Damit ist klar, daß so etwas wie die "eigene Persönlichkeit" des
Pferdes niemals in den Blick genommen werden kann. Diese Einstellung
der Reiterei und den Pferden gegenüber läßt sich gut mit der Antwort
eines bekannten Westernreiters illustrieren, der auf die Frage, was er
noch in seiner Arbeit realisieren möchte, sagte, er möchte sein Pferd
"immer besser bedienen" können. Demgegenüber bin ich an den primären
Reaktionen des Pferdes interessiert, nicht an sekundären oder
erlernten.
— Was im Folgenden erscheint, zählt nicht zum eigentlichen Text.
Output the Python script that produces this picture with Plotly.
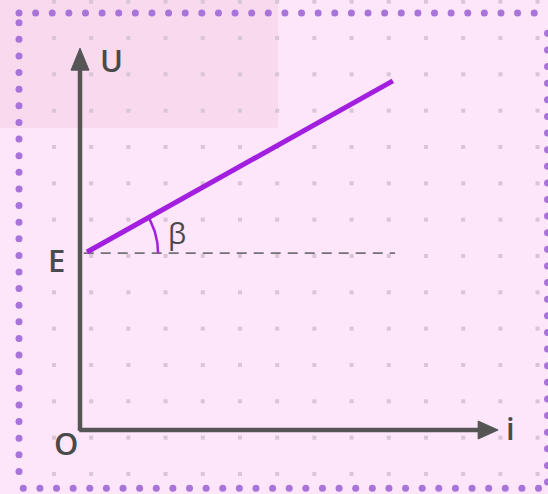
import numpy as np
import plotly.graph_objects as go

# ---- figure geometry (pixels) ----
W, H = 548, 494
OX, OY = 80, 430          # pixel position of origin O
UX, UY = 37.2, 36.33      # pixels per diagram unit (grid spacing)

def px_to_x(px):
    return (np.asarray(px, dtype=float) - OX) / UX

def py_to_y(py):
    return (OY - np.asarray(py, dtype=float)) / UY

# ---- diagram data (diagram units: grid cells) ----
axis_i_tip = 11.24        # end of i axis (arrow tip)
axis_u_tip = 10.51        # end of U axis (arrow tip)
E_level = 4.87            # U = E at i = 0
line_i = [0.19, 8.41]     # U(i) line, i values
line_u = [4.90, 9.61]     # U(i) line, U values
dash_i = [0.10, 8.47]     # horizontal reference line through E
grid_x = [-0.7 + k for k in range(14)]
grid_y = [-1.21 + k for k in range(14)]
labels = ["U", "E", "O", "i", "β"]
label_x = [0.86, -0.62, -0.38, 11.56, 2.61]
label_y = [10.18, 4.68, -0.36, 0.06, 5.45]

BG = "#fde5fa"
TL_BG = "#f9d9ee"
AXIS_C = "#555555"
PURPLE = "#a31fe0"
BORDER_C = "#a874da"
DOT_C = "#d8c5d5"
TEXT_C = "#4a4a4a"

fig = go.Figure()

# grid dots
gx, gy = np.meshgrid(grid_x, grid_y)
fig.add_trace(go.Scatter(x=gx.ravel(), y=gy.ravel(), mode="markers",
                         marker=dict(symbol="square", size=4, color=DOT_C),
                         hoverinfo="skip", showlegend=False))

# dotted border (circles)
step = 16.62
top_px = np.arange(19, 547.5, step)
left_py = np.arange(22.7, 486, step)
bot_px = np.arange(23.3, 540, step)
right_py = np.arange(33.3, 486, step)
bx = np.concatenate([top_px, np.full(len(left_py), 19.0), bot_px, np.full(len(right_py), 547.5)])
by = np.concatenate([np.full(len(top_px), 13.0), left_py, np.full(len(bot_px), 488.3), right_py])
fig.add_trace(go.Scatter(x=px_to_x(bx), y=py_to_y(by), mode="markers",
                         marker=dict(symbol="circle", size=7, color=BORDER_C),
                         hoverinfo="skip", showlegend=False, cliponaxis=False))

# dashed reference line
fig.add_trace(go.Scatter(x=dash_i, y=[E_level, E_level], mode="lines",
                         line=dict(color="#767076", width=1.7, dash="10px,7px"),
                         hoverinfo="skip", showlegend=False))

# axes
head_len_u, head_len_i = 22 / UY, 20 / UX
fig.add_trace(go.Scatter(x=[0, 0], y=[-0.02, axis_u_tip - head_len_u + 0.05], mode="lines",
                         line=dict(color=AXIS_C, width=4.5), hoverinfo="skip", showlegend=False))
fig.add_trace(go.Scatter(x=[-0.02, axis_i_tip - head_len_i + 0.05], y=[0, 0], mode="lines",
                         line=dict(color=AXIS_C, width=4.5), hoverinfo="skip", showlegend=False))
# arrow heads
hw_u = 9 / UX
hw_i = 9 / UY
fig.add_trace(go.Scatter(x=[0, -hw_u, hw_u, 0],
                         y=[axis_u_tip, axis_u_tip - head_len_u, axis_u_tip - head_len_u, axis_u_tip],
                         mode="lines", fill="toself", fillcolor=AXIS_C,
                         line=dict(color=AXIS_C, width=1), hoverinfo="skip", showlegend=False))
fig.add_trace(go.Scatter(x=[axis_i_tip, axis_i_tip - head_len_i, axis_i_tip - head_len_i, axis_i_tip],
                         y=[0, hw_i, -hw_i, 0],
                         mode="lines", fill="toself", fillcolor=AXIS_C,
                         line=dict(color=AXIS_C, width=1), hoverinfo="skip", showlegend=False))

# U(i) line
fig.add_trace(go.Scatter(x=line_i, y=line_u, mode="lines",
                         line=dict(color=PURPLE, width=5), hoverinfo="skip", showlegend=False))

# angle arc beta (circular in pixel space)
r_px = 71
theta = np.arctan2((line_u[1] - line_u[0]) * UY, (line_i[1] - line_i[0]) * UX)
t = np.linspace(0, theta, 30)
arc_x = line_i[0] + r_px * np.cos(t) / UX
arc_y = E_level + r_px * np.sin(t) / UY
fig.add_trace(go.Scatter(x=arc_x, y=arc_y, mode="lines",
                         line=dict(color=PURPLE, width=2.5), hoverinfo="skip", showlegend=False))

# labels
for txt, lx, ly in zip(labels, label_x, label_y):
    fig.add_annotation(x=lx, y=ly, xref="x", yref="y", text=txt, showarrow=False,
                       xanchor="center", yanchor="middle",
                       font=dict(family="Open Sans", size=31 if txt != "β" else 29,
                                 color=TEXT_C, weight=600 if txt != "β" else 400))

x_rng = [float(px_to_x(0)), float(px_to_x(W))]
y_rng = [float(py_to_y(H)), float(py_to_y(0))]

fig.add_shape(type="rect", xref="x", yref="y", layer="below",
              x0=float(px_to_x(0)), x1=float(px_to_x(278)),
              y0=float(py_to_y(128)), y1=float(py_to_y(0)),
              fillcolor=TL_BG, line=dict(width=0))

fig.update_layout(width=W, height=H, autosize=False,
                  margin=dict(l=0, r=0, t=0, b=0, pad=0),
                  paper_bgcolor=BG, plot_bgcolor=BG,
                  xaxis=dict(range=x_rng, visible=False, fixedrange=True),
                  yaxis=dict(range=y_rng, visible=False, fixedrange=True),
                  showlegend=False)

fig.write_html("out.html", include_plotlyjs=True,
               config={"displayModeBar": False, "staticPlot": True},
               post_script="document.body.style.margin='0';document.body.style.overflow='hidden';")
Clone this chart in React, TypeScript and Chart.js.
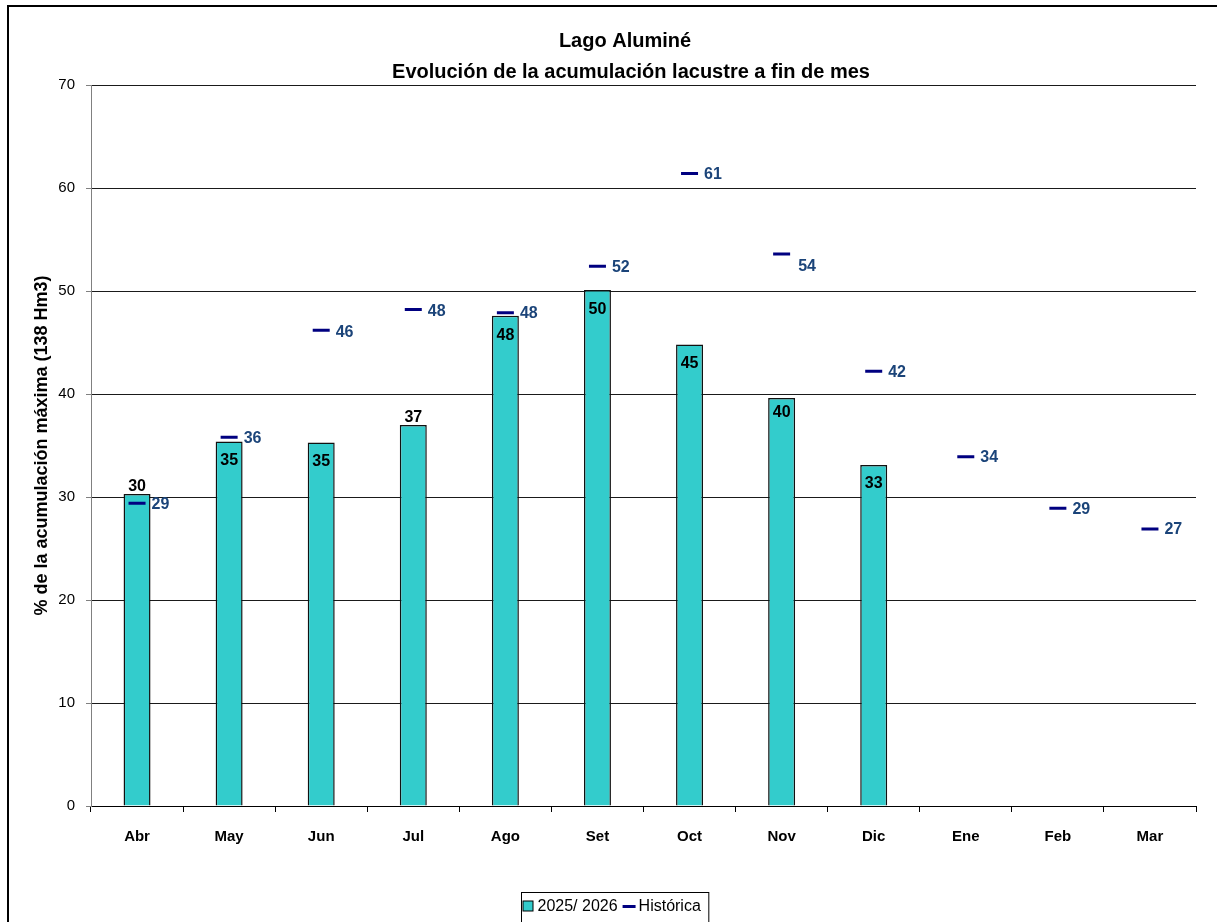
import React, { useEffect, useRef } from "react";
import { Chart, registerables } from "chart.js";

Chart.register(...registerables);

// ---- data ----
const categories = ["Abr", "May", "Jun", "Jul", "Ago", "Set", "Oct", "Nov", "Dic", "Ene", "Feb", "Mar"];
const actual2025 = [30.3, 35.4, 35.3, 37.0, 47.6, 50.1, 44.8, 39.6, 33.1, null, null, null];
const historica = [29.4, 35.8, 46.2, 48.2, 47.9, 52.4, 61.4, 53.6, 42.2, 33.9, 28.9, 26.9];
const yTicks = [0, 10, 20, 30, 40, 50, 60, 70];
const titleLines = ["Lago Aluminé", "Evolución de la acumulación lacustre a fin de mes"];
const yAxisTitle = "% de la acumulación máxima (138 Hm3)";
const seriesNames = ["2025/ 2026", "Histórica"];

// ---- label placement (styling) ----
const barLabelAbove = [true, false, false, true, false, false, false, false, false, false, false, false];
const barLabelInsideOffset = [19, 19, 19, 19, 20, 20, 19, 14, 19, 19, 19, 19];
const histLabelDx = [6, 6, 6, 6, 6, 6, 6, 8, 6, 6, 6, 6];
const histLabelDy = [1, 1, 2, 2, 1, 1, 1, 13, 1, 1, 1, 1];

const FONT = "'Liberation Sans', Arial, sans-serif";
const BAR_COLOR = "#33CCCC";
const HIST_COLOR = "#000080";
const HIST_LABEL_COLOR = "#1b4479";

const decorPlugin = {
  id: "decor",
  beforeDraw(chart: any) {
    const ctx = chart.ctx;
    ctx.save();
    ctx.fillStyle = "#ffffff";
    ctx.fillRect(0, 0, chart.width, chart.height);
    // outer frame (left + top visible)
    ctx.strokeStyle = "#000";
    ctx.lineWidth = 2;
    ctx.beginPath();
    ctx.moveTo(8, chart.height + 5);
    ctx.lineTo(8, 6);
    ctx.lineTo(chart.width + 5, 6);
    ctx.stroke();
    ctx.restore();
  },
  afterDatasetsDraw(chart: any) {
    const ctx = chart.ctx;
    ctx.save();
    // bar labels
    const barMeta = chart.getDatasetMeta(0);
    ctx.font = `bold 16px ${FONT}`;
    ctx.fillStyle = "#000";
    ctx.textAlign = "center";
    ctx.textBaseline = "middle";
    barMeta.data.forEach((el: any, i: number) => {
      const v = actual2025[i];
      if (v === null || v === undefined) return;
      const y = barLabelAbove[i] ? el.y - 7 : el.y + barLabelInsideOffset[i];
      ctx.fillText(String(Math.round(v)), el.x, y);
    });
    // historic labels
    const lineMeta = chart.getDatasetMeta(1);
    ctx.fillStyle = HIST_LABEL_COLOR;
    ctx.textAlign = "left";
    lineMeta.data.forEach((el: any, i: number) => {
      const v = historica[i];
      if (v === null || v === undefined) return;
      ctx.fillText(String(Math.round(v)), el.x + 8.5 + histLabelDx[i], el.y + histLabelDy[i]);
    });

    // title
    ctx.fillStyle = "#000";
    ctx.textAlign = "center";
    ctx.font = `bold 20px ${FONT}`;
    ctx.fillText(titleLines[0], 625, 41);
    ctx.fillText(titleLines[1], 631, 72);

    // legend
    ctx.font = `16px ${FONT}`;
    ctx.textAlign = "left";
    ctx.textBaseline = "middle";
    const lx = 521.5, ly = 892.5;
    const w1 = ctx.measureText(seriesNames[0]).width;
    const w2 = ctx.measureText(seriesNames[1]).width;
    const boxW = 16 + w1 + 5 + 16 + w2 + 8;
    ctx.strokeStyle = "#000";
    ctx.lineWidth = 1;
    ctx.strokeRect(lx, ly, boxW, 60);
    const cy = 906.5;
    ctx.fillStyle = BAR_COLOR;
    ctx.fillRect(lx + 1.5, cy - 5.5, 10, 10);
    ctx.strokeRect(lx + 1.5, cy - 5.5, 10, 10);
    ctx.fillStyle = "#000";
    let x = lx + 16;
    ctx.fillText(seriesNames[0], x, cy);
    x += w1 + 5;
    ctx.strokeStyle = HIST_COLOR;
    ctx.lineWidth = 3;
    ctx.beginPath();
    ctx.moveTo(x, cy);
    ctx.lineTo(x + 13, cy);
    ctx.stroke();
    x += 16;
    ctx.fillStyle = "#000";
    ctx.fillText(seriesNames[1], x, cy);
    ctx.restore();
  },
};

export default function App() {
  const ref = useRef<HTMLCanvasElement | null>(null);
  useEffect(() => {
    if (!ref.current) return;
    const chart = new Chart(ref.current, {
      type: "bar",
      data: {
        labels: categories,
        datasets: [
          {
            type: "bar",
            label: seriesNames[0],
            data: actual2025 as any,
            backgroundColor: BAR_COLOR,
            borderColor: "#111",
            borderWidth: 1.5,
            barPercentage: 0.293,
            categoryPercentage: 1,
            order: 2,
          },
          {
            type: "line",
            label: seriesNames[1],
            data: historica,
            showLine: false,
            pointStyle: "line",
            pointRadius: 8.5,
            pointBorderWidth: 3,
            pointBorderColor: HIST_COLOR,
            pointBackgroundColor: HIST_COLOR,
            borderColor: HIST_COLOR,
            order: 1,
          } as any,
        ],
      },
      plugins: [decorPlugin],
      options: {
        animation: false,
        responsive: false,
        maintainAspectRatio: false,
        devicePixelRatio: 1,
        layout: { padding: { top: 85, right: 21, bottom: 0, left: 0 } },
        plugins: {
          legend: { display: false },
          title: { display: false },
          tooltip: { enabled: false },
        },
        scales: {
          x: {
            type: "category",
            offset: true,
            grid: {
              offset: true,
              drawOnChartArea: false,
              drawTicks: true,
              tickLength: 6,
              color: "#000",
            },
            border: { color: "#000", width: 1 },
            ticks: {
              padding: 16,
              color: "#000",
              font: { family: FONT, size: 15, weight: "bold" },
              maxRotation: 0,
            },
            afterFit: (scale: any) => {
              scale.height = 116;
            },
          },
          y: {
            min: 0,
            max: 70,
            afterBuildTicks: (scale: any) => {
              scale.ticks = yTicks.map((v) => ({ value: v }));
            },
            grid: {
              color: "#1a1a1a",
              lineWidth: 1,
              drawTicks: true,
              tickLength: 5,
              tickColor: "#808080",
            },
            border: { color: "#808080", width: 1 },
            ticks: {
              padding: 11,
              color: "#000",
              font: { family: FONT, size: 15 },
            },
            title: {
              display: true,
              text: yAxisTitle,
              color: "#000",
              font: { family: FONT, size: 18, weight: "bold" },
              padding: { top: 31, bottom: 0 },
            },
            afterFit: (scale: any) => {
              scale.width = 91;
            },
          },
        },
      } as any,
    });
    return () => chart.destroy();
  }, []);
  return (
    <div style={{ position: "fixed", left: 0, top: 0, width: 1217, height: 922, background: "#fff" }}>
      <canvas ref={ref} width={1217} height={922} style={{ width: 1217, height: 922, display: "block" }} />
    </div>
  );
}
Dazu gehört, daß man "das Pferd da abholt, wo es gerade ist"
und auf diese Weise den Ausbildungsweg vom Pferd mitbestimmen läßt.
Dazu gehört auch, daß es nicht ein eindimensionales "Richtig oder
Falsch" gibt: Das Pferd, das auf eine unserer Hilfen reagiert, hat
reagiert. Mit dieser Reaktion müssen wir weiterarbeiten - anstatt auf
die unerwünschte Reaktion z. B. mit Strafe zu reagieren. Das gilt
sowohl für das junge als auch für das gereifte Pferd. Der Unterschied
besteht darin, daß das gereifte Pferd insofern immer unabhängiger vom
Reiter wird, als es sein Gleichgewicht und seine Haltung relativ
selbständig zu erhalten vermag. So stellt es immer höhere Anforderungen
an den Reiter.
Theoretisch bin ich an einer räumlichen Beschreibung des Verhältnisses
von Pferd und Reiter interessiert, sowohl am Boden, beim Führen, in der
Freiarbeit und beim Longieren als auch im Sattel. Dort, wo sich die
Räume, die sich jeweils um den Leib von Pferd und Reiter bilden,
überschneiden, kommen wir mit unseren Pferden wirklich zusammen. Diese
These verbindet die beiden Texte "Leibliche Kommunikation und die
Kommunikation zwischen Reiter und Pferd" und "Die leiblich-räumliche
Struktur des Verhältnisses von Pferd und Reiter".